Fluids: Chapters 7 & 8

What are the two types of energy losses?

-Friction loss due to wall shear stress (tao w) -Minor loss due to local geometric changes

At large Reynolds numbers

-the inertial forces are large relative to the viscous forces -the viscous forces cannot prevent the random and rapid fluctuations of the fluid (turbulent)

The rule of thumb is that the Mach number must stay below about __ in order for the flow field to be considered "incompressible".

0.3

Open-channel flow

A pipe that is partially filled with a flowing fluid

What is the purpose of pressurizing a wind tunnel?

A pressurized wind tunnel can achieve higher Reynolds number for the same scale model

To achieve exact similitude, the model must __ and values of Pi groups must __

Be a scale model of the prototype (geometric similitude); be the same for the model and the prototype (dynamic similitude) (In practice its not always possible to have complete similitude, so only the significant Pi groups are needed to be matched)

The Reynolds number at which the flow becomes turbulent is called

Critical Reynolds number

A way to measure a physical quantity (without numerical values)

Dimension

The law of dimensional homogeneity states

Every additive term in an equation must have the same dimensions (ex: energy equation for incompressible flow)

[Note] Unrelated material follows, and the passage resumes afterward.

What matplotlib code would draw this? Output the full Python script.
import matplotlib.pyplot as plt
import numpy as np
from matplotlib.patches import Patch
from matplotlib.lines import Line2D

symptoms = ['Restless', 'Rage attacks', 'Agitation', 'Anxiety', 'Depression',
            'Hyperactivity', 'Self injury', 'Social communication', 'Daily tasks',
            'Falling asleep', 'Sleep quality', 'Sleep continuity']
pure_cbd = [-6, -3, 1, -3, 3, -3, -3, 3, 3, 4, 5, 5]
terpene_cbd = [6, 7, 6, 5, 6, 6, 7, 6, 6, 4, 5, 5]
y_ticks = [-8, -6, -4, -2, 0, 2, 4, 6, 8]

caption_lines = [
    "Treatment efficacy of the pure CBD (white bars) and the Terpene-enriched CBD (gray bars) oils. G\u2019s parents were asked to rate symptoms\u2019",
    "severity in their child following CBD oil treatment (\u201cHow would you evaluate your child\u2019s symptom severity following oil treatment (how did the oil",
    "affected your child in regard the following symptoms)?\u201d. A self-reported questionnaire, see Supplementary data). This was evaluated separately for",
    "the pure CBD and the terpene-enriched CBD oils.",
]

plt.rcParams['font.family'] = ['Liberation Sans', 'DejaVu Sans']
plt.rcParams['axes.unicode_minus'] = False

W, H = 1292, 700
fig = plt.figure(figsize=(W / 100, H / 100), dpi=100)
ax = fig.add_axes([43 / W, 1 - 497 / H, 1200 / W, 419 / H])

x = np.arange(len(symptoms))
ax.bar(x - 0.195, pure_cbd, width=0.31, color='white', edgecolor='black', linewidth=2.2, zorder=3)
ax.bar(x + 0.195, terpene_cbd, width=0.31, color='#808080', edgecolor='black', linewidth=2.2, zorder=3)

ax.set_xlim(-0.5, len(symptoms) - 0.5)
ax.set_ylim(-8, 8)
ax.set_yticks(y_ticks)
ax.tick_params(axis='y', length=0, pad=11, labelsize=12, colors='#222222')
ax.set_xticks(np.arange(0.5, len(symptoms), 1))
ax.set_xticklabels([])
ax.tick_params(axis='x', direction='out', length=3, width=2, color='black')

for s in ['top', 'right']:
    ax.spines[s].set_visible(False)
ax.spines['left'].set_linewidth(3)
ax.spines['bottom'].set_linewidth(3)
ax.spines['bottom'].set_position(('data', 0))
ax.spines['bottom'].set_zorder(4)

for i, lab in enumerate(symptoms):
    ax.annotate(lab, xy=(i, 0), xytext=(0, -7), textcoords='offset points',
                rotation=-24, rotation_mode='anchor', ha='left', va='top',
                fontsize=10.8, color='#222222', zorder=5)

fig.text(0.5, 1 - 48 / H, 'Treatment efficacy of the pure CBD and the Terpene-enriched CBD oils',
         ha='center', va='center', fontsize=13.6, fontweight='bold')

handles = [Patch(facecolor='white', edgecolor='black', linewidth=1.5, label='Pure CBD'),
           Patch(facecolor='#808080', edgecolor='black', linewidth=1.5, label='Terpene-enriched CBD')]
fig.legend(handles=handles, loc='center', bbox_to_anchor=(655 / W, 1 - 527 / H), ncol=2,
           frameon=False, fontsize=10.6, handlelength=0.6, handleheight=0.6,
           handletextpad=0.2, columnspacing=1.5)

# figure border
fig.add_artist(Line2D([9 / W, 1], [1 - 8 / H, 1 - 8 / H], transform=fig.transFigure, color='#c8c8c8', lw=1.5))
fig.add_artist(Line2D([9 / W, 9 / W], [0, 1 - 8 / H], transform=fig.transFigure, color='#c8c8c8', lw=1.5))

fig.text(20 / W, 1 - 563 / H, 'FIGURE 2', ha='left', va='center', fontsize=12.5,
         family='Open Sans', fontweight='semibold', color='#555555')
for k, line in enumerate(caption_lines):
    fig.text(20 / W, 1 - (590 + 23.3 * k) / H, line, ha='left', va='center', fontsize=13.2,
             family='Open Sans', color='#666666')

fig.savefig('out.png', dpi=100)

(T/F) The primary reason for nondimensionalizing an equation is to increase the number of parameters in the problem.

False;

Hydrodynamically developing flow

Flow in the entrance region (where velocity profile develops)

Consider the flow of air and water in pipes of the same diameter, same temperature, and at the same mean velocity. Which flow is more likely to be turbulent?

Flow of water

__ similarity is a condition in which the model must be the same shape as the prototype, but scaled by some constant scale factor.

Geometric

Most important forces in open hydraulic structures and minimum requirements

Gravitational force- due to changes in water surface elevation Viscous forces- often small relative to gravitational forces (spillways, channel transitions, weirs) Minimum requirements: Froude number similitude

Buckingham Pi Theorem states

If a system has n variables with k basic dimensions, then the system can be expressed by n-k independent dimensionless variables

When is Reynolds number important?

In all types of fluid mechanics problems

When is Froude number important?

In flow with a free surface

When is Mach number important?

In supersonic flow

If the air pressure in the tunnel increases by a factor of 1.8, all else being equal (same wind speed, same model, etc.), by what factor will the Reynolds number increase?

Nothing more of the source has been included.